Love and Destruction
Jazz pianist Michael Wolff has performed with numerous musical legends and will bring his talent to JMU tomorrow
By Jill Yaworski, a&e editor
Posted on January 11, 2007
James Brown. Miles Davis. Ray Charles. Placido Domingo. Black Crows. Whitney Houston. You name the singer or band, and Michael Wolff has probably played with them.
Wolff’s music draws from each musician he has played with for inspiration. “Over the years I’ve worked with so many musicians, and they’ve all influenced me in some way,” he said. “I filter their style through my music to make it all my own.”
A New Orleans native, jazz pianist Wolff has a résumé to envy. The 53-year-old first appeared on the scene when he was keyboardist for Cannonball Adderly’s band in the ‘70s and soon after played with famed tenor saxophonist Sunny Rollins. Making a name for himself, Arsenio Hall personally asked Wolff to be the bandleader and musical director of his TV show.
“That was a fun gig because I got to act, play music and do comedy,” Wolff said of “The Arsenio Hall Show.” Wolff was on the show for its five-year run until it ended in ’94. “I got the chance to meet and play with great musicians. It was like my musical education was being paid for.”
On Wolff’s newest album, Love and Destruction, recently released by Wrong Records, the pianist attempted something different — singing.
“The album was fun and different for me because I got to work on songs with lyrics,” Wolff said.
Wolff wrote five of the tracks himself, including “Underwater,” which is an intense and mournful tribute to New Orleans. In the aftermath of Hurricane Katrina, Wolff received many calls and e-mails of despair and anger from his relatives still living in the area.
“I thought of all the places that meant a lot to me as a child growing up there,” Wolff said. “I let those images flow through my mind and into the song. It’s a dark and busy piece that’s very personal.” Wolff even went back to the city’s Ninth Ward and taped the “Underwater” music video on location in an abandoned house that was ruined in the hurricane.

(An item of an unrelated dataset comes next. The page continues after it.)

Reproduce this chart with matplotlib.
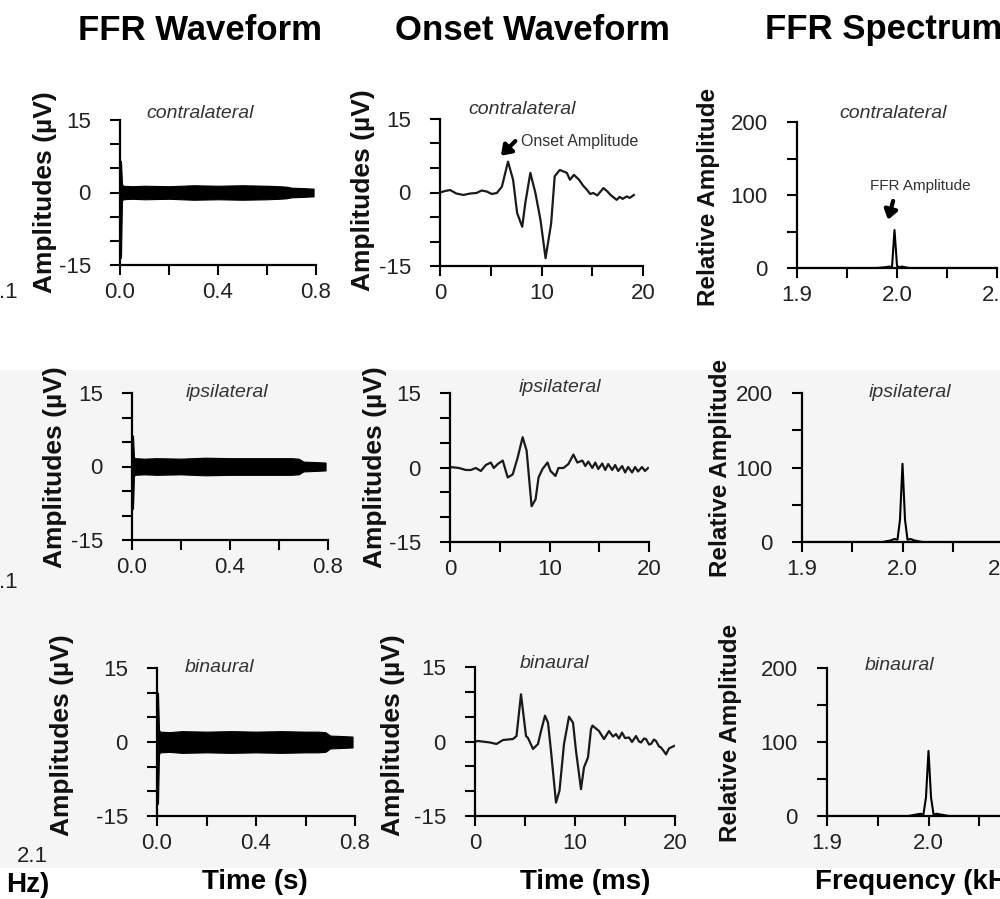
import matplotlib
matplotlib.use("Agg")
import matplotlib.pyplot as plt
from matplotlib.patches import Rectangle

# ---------------- data ----------------
conditions = ["contralateral", "ipsilateral", "binaural"]
column_titles = ["FFR Waveform", "Onset Waveform", "FFR Spectrum"]

# FFR waveform envelopes (µV) vs time (s)
ffr_time = [0.0, 0.004, 0.008, 0.012, 0.05, 0.1, 0.2, 0.3, 0.4, 0.5, 0.6, 0.65, 0.68, 0.7, 0.75, 0.79]
ffr_upper = {
    "contralateral": [6.5, 6.5, 1.8, 1.4, 1.3, 1.4, 1.3, 1.5, 1.4, 1.5, 1.4, 1.3, 1.2, 1.0, 0.9, 0.8],
    "ipsilateral":   [6.3, 6.3, 2.0, 1.7, 1.6, 1.7, 1.6, 1.8, 1.7, 1.7, 1.7, 1.7, 1.6, 1.0, 0.9, 0.8],
    "binaural":      [10.0, 10.0, 2.5, 2.1, 2.0, 2.2, 2.1, 2.2, 2.1, 2.2, 2.1, 2.1, 2.0, 1.3, 1.2, 1.1],
}
ffr_lower = {
    "contralateral": [-13.5, -13.5, -1.8, -1.4, -1.3, -1.4, -1.3, -1.5, -1.4, -1.5, -1.4, -1.3, -1.2, -1.0, -0.9, -0.8],
    "ipsilateral":   [-8.6, -8.6, -2.0, -1.7, -1.6, -1.7, -1.6, -1.8, -1.7, -1.7, -1.7, -1.7, -1.6, -1.0, -0.9, -0.8],
    "binaural":      [-12.5, -12.5, -2.5, -2.1, -2.0, -2.2, -2.1, -2.2, -2.1, -2.2, -2.1, -2.1, -2.0, -1.3, -1.2, -1.1],
}
ffr_end = {"contralateral": 0.79, "ipsilateral": 0.8, "binaural": 0.8}

# Onset waveforms: time (ms), amplitude (µV)
onset_t = {
    "contralateral": [0, 0.5, 1.0, 1.6, 2.3, 3.0, 3.6, 4.1, 4.6, 5.1, 5.6, 6.1, 6.7, 7.2, 7.6, 8.1, 8.4,
                      8.9, 9.4, 9.9, 10.4, 10.95, 11.3, 11.8, 12.5, 12.8, 13.2, 13.7, 14.1, 14.5, 14.8,
                      15.1, 15.5, 16.1, 16.5, 16.8, 17.1, 17.4, 17.7, 18.0, 18.4, 18.7, 19.1],
    "ipsilateral": [0, 0.9, 1.6, 2.1, 2.6, 3.1, 3.6, 4.1, 4.4, 4.8, 5.3, 5.8, 6.3, 6.8, 7.3, 7.7, 8.2,
                    8.6, 8.9, 9.3, 9.8, 10.1, 10.6, 10.9, 11.4, 11.9, 12.4, 12.8, 13.3, 13.6, 13.9,
                    14.3, 14.6, 14.9, 15.3, 15.6, 15.9, 16.3, 16.6, 16.9, 17.3, 17.6, 17.9, 18.3,
                    18.6, 18.9, 19.3, 19.6, 19.9],
    "binaural": [0.0, 0.3, 1.5, 2.15, 2.8, 3.8, 4.15, 4.6, 5.1, 5.3, 5.8, 6.3, 6.6, 7.0, 7.3, 7.6, 8.1,
                 8.45, 8.9, 9.4, 9.8, 10.1, 10.6, 10.9, 11.3, 11.6, 11.75, 12.4, 12.9, 13.4, 13.8,
                 14.1, 14.4, 14.7, 15.0, 15.4, 15.7, 16.1, 16.4, 16.6, 16.9, 17.1, 17.4, 17.6,
                 17.9, 18.1, 18.4, 18.6, 18.9, 19.1, 19.4, 19.6, 19.9],
}
onset_v = {
    "contralateral": [0, 0.3, 0.5, -0.2, -0.5, -0.2, -0.1, 0.4, 0.2, -0.3, -0.1, 1.2, 6.3, 2.6, -4.2, -7.0,
                      -2.2, 4.0, -0.1, -5.6, -13.4, -6.3, 3.3, 4.6, 4.0, 2.6, 3.6, 2.6, 1.4, 0.5, -0.3,
                      -0.1, -0.6, 0.9, 0.2, -0.5, -1.0, -1.5, -0.9, -1.3, -0.8, -1.1, -0.5],
    "ipsilateral": [0.1, -0.1, -0.5, -0.5, -0.1, -0.7, 0.5, 1.0, -0.1, 0.7, 1.4, -2.0, -1.4, 2.0, 6.1, 3.4,
                    -7.8, -6.4, -2.0, -0.3, 1.0, -0.7, -1.7, -0.1, -0.1, 0.7, 2.6, 1.0, 1.4, 0.3, 1.2,
                    -0.1, 1.0, -0.3, 0.8, -0.5, 0.7, -0.5, 0.5, -0.7, 0.3, -1.0, 0.1, -1.0, 0.1, -0.8,
                    0.1, -0.7, -0.1],
    "binaural": [0.0, 0.1, -0.2, -0.5, 0.3, 0.5, 1.1, 9.5, 1.1, 0.7, -1.5, -0.5, 2.1, 5.2, 3.8, -1.9,
                 -12.3, -9.9, -0.5, 5.0, 3.8, -1.9, -9.6, -5.2, -3.2, 2.5, 3.2, 2.1, 0.5, 2.1, 1.0,
                 1.5, 0.6, 1.8, 0.7, 0.8, -0.1, 1.1, 0.0, -0.2, 0.6, 0.5, -0.6, -0.5, 0.4, 0.1, -1.0,
                 -1.2, -2.0, -2.6, -1.4, -1.2, -0.9],
}

# FFR spectrum: frequency (kHz), relative amplitude
spec_f = [1.9, 1.98, 1.988, 1.992, 1.995, 1.9975, 2.0, 2.0025, 2.005, 2.008, 2.012, 2.02, 2.1]
spec_a = {
    "contralateral": [0, 0, 1, 2, 1, 52, 3, 1, 2, 1, 0, 0, 0],
    "ipsilateral":   [0, 0, 2, 4, 3, 30, 105, 30, 3, 4, 2, 0, 0],
    "binaural":      [0, 0, 2, 3, 2, 25, 88, 25, 2, 3, 2, 0, 0],
}

# ---------------- figure ----------------
W, H = 1000, 899
plt.rcParams["font.family"] = ["Liberation Sans", "DejaVu Sans"]
fig = plt.figure(figsize=(W / 100, H / 100), dpi=100)
fig.patch.set_facecolor("white")
fig.patches.append(Rectangle((0, 1 - 868 / H), 1, (868 - 370) / H, transform=fig.transFigure,
                             facecolor="#f5f5f5", edgecolor="none", zorder=-10))


def rect(l, t, w, h):
    return [l / W, 1 - (t + h) / H, w / W, h / H]


def px(x, y):
    return x / W, 1 - y / H


axes_px = {
    (0, 0): (120, 120, 196, 145), (0, 1): (440, 119, 203, 147), (0, 2): (797, 122, 200, 146),
    (1, 0): (132, 393, 196, 147), (1, 1): (450, 393, 199, 149), (1, 2): (802, 393, 201, 149),
    (2, 0): (157, 668, 198, 148), (2, 1): (475, 667, 200, 149), (2, 2): (827, 668, 203, 148),
}


def style(ax):
    for s in ("top", "right"):
        ax.spines[s].set_visible(False)
    for s in ("left", "bottom"):
        ax.spines[s].set_linewidth(1.6)
        ax.spines[s].set_color("black")
    ax.set_facecolor("none")
    ax.tick_params(axis="both", direction="out", length=7, width=1.5, labelsize=16,
                   labelcolor="#222222", color="black")
    ax.tick_params(axis="y", pad=14)
    ax.tick_params(axis="x", pad=5)


for r, cond in enumerate(conditions):
    # FFR waveform
    ax = fig.add_axes(rect(*axes_px[(r, 0)]))
    style(ax)
    tt = [t for t in ffr_time if t <= ffr_end[cond]]
    n = len(tt)
    ax.fill_between(tt, ffr_lower[cond][:n], ffr_upper[cond][:n], color="black", lw=0.8)
    ax.set_xlim(0, 0.8)
    ax.set_ylim(-15, 15)
    ax.set_xticks([0, 0.2, 0.4, 0.6, 0.8])
    ax.set_xticklabels(["0.0", "", "0.4", "", "0.8"])
    ax.set_yticks([-15, -10, -5, 0, 5, 10, 15])
    ax.set_yticklabels(["-15", "", "", "0", "", "", "15"])

    # Onset waveform
    ax2 = fig.add_axes(rect(*axes_px[(r, 1)]))
    style(ax2)
    ax2.plot(onset_t[cond], onset_v[cond], color="#1a1a1a", lw=1.6)
    ax2.set_xlim(0, 20)
    ax2.set_ylim(-15, 15)
    ax2.set_xticks([0, 5, 10, 15, 20])
    ax2.set_xticklabels(["0", "", "10", "", "20"])
    ax2.set_yticks([-15, -10, -5, 0, 5, 10, 15])
    ax2.set_yticklabels(["-15", "", "", "0", "", "", "15"])
    if r == 0:
        ax2.annotate("Onset Amplitude", xy=(6.0, 7.5), xytext=(8.0, 10.5),
                     fontsize=11.5, color="#333333", va="center", ha="left",
                     arrowprops=dict(arrowstyle="-|>,head_width=0.35,head_length=0.5",
                                     color="black", lw=3.0, shrinkA=0, shrinkB=0,
                                     relpos=(-0.05, 0.5)))

    # FFR spectrum
    ax3 = fig.add_axes(rect(*axes_px[(r, 2)]))
    style(ax3)
    ax3.plot(spec_f, spec_a[cond], color="black", lw=1.5)
    ax3.set_xlim(1.9, 2.1)
    ax3.set_ylim(0, 200)
    ax3.set_xticks([1.9, 1.95, 2.0, 2.05, 2.1])
    ax3.set_xticklabels(["1.9", "", "2.0", "", "2.1"])
    ax3.set_yticks([0, 50, 100, 150, 200])
    ax3.set_yticklabels(["0", "", "100", "", "200"])
    if r == 0:
        ax3.annotate("FFR Amplitude", xy=(1.991, 66), xytext=(1.973, 113),
                     fontsize=11, color="#333333", va="center", ha="left",
                     arrowprops=dict(arrowstyle="-|>,head_width=0.35,head_length=0.5",
                                     color="black", lw=3.0, shrinkA=0, shrinkB=0,
                                     relpos=(0.23, -0.6)))

# column titles
fig.text(*px(200, 30), column_titles[0], ha="center", va="center", fontsize=25, fontweight="bold")
fig.text(*px(532, 30), column_titles[1], ha="center", va="center", fontsize=25, fontweight="bold")
fig.text(*px(765, 30), column_titles[2], ha="left", va="center", fontsize=25, fontweight="bold")

# panel sub-titles
sub_pos = {
    (0, 0): (200, 113), (0, 1): (522, 109), (0, 2): (893, 113),
    (1, 0): (227, 393), (1, 1): (560, 387), (1, 2): (910, 393),
    (2, 0): (220, 667), (2, 1): (555, 663), (2, 2): (900, 665),
}
for (r, c), (x, y) in sub_pos.items():
    fig.text(*px(x, y), conditions[r], ha="center", va="center", fontsize=14,
             style="italic", color="#333333")

# y labels
ylab_pos = {
    (0, 0): (45, 192), (1, 0): (55, 467), (2, 0): (62, 735),
    (0, 1): (363, 190), (1, 1): (375, 467), (2, 1): (393, 735),
    (0, 2): (708, 197), (1, 2): (720, 468), (2, 2): (730, 733),
}
for (r, c), (x, y) in ylab_pos.items():
    if c < 2:
        fig.text(*px(x, y), "Amplitudes (µV)", rotation=90, ha="center", va="center",
                 fontsize=19, fontweight="bold", color="#111111")
    else:
        fig.text(*px(x, y), "Relative Amplitude", rotation=90, ha="center", va="center",
                 fontsize=17.5, fontweight="bold", color="#111111")

# x labels
fig.text(*px(255, 882), "Time (s)", ha="center", va="center", fontsize=20, fontweight="bold")
fig.text(*px(585, 882), "Time (ms)", ha="center", va="center", fontsize=20, fontweight="bold")
fig.text(*px(815, 882), "Frequency (kHz)", ha="left", va="center", fontsize=20, fontweight="bold")

# stray fragments at the left edge
fig.text(*px(8, 292), ".1", ha="center", va="center", fontsize=16, color="#222222")
fig.text(*px(8, 582), ".1", ha="center", va="center", fontsize=16, color="#222222")
fig.text(*px(32, 856), "2.1", ha="center", va="center", fontsize=16, color="#222222")
fig.text(*px(28, 885), "Hz)", ha="center", va="center", fontsize=20, fontweight="bold")

fig.savefig("out.png", dpi=100)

The other eight tracks on Love and Destruction are covers which include a blend of rock and alternative songs like Radiohead’s “Everything in its Right Place” and The Rolling Stones’ “Miss You,” to classics like The Supremes’ “Stop! In the Name of Love,” in hopes of appealing to a younger crowd.
“It’s an old jazz tradition to take hit songs and make them completely your own,” Wolff said. “Miles Davis used to do it with hit songs of the day on Broadway. I decided I would try it with modern songs and add my own ‘jazzy thing’ to them.”
Wolff said Love and Destruction is an album of duality: of positives and negatives, hope and despair. Always undertaking new sounds and innovations for his music, Wolff said he looks to the distinguished jazz musician Miles Davis for motivation.
“He never did anything just one way,” Wolff said. “He was constantly changing his sound and trying out different things. He was a perfect paradigm of a great musician.”
Besides his music career, Wolff is going back to acting. He has recently been filming Nickelodeon’s “The Naked Brothers Band” TV series and movie, which he also produces. But Wolff is proud to say the project is a family affair. His wife, actress Polly Draper (“Thirty Something”), wrote the script, while his two sons, Nat, 12, and Alex, 9, are the stars. “The Naked Brothers Band” is a fake documentary of the kids’ rock ’n’ roll band, and each episode is based on a song. The movie premieres on Nickelodeon on Saturday, Jan. 27 at 8 p.m. and the television series begins Saturday, Feb. 3 at 8:30 p.m.
“We all have to work really hard, but luckily we get to be around each other all the time,” Wolff said. “It’s like acting camp. We’ll eat dinner together as a family, then we’ll all read scripts together.”
Wolff, accompanied by his band Impure Thoughts, will perform hits from Love and Destruction in Wilson Hall Auditorium Friday at 7:30 p.m. The band members include John B. Williams on bass, Victor Jones on drums and Badal Roy on tabla drums.
According to Wolff, the band draws on the audience’s vibe when performing live. “We never have anything planned when we perform a concert,” he said. “Playing live is dangerous in a way, but exciting. We improvise a lot, and it’s very organic. We don’t present a choreographed, show-biz act.”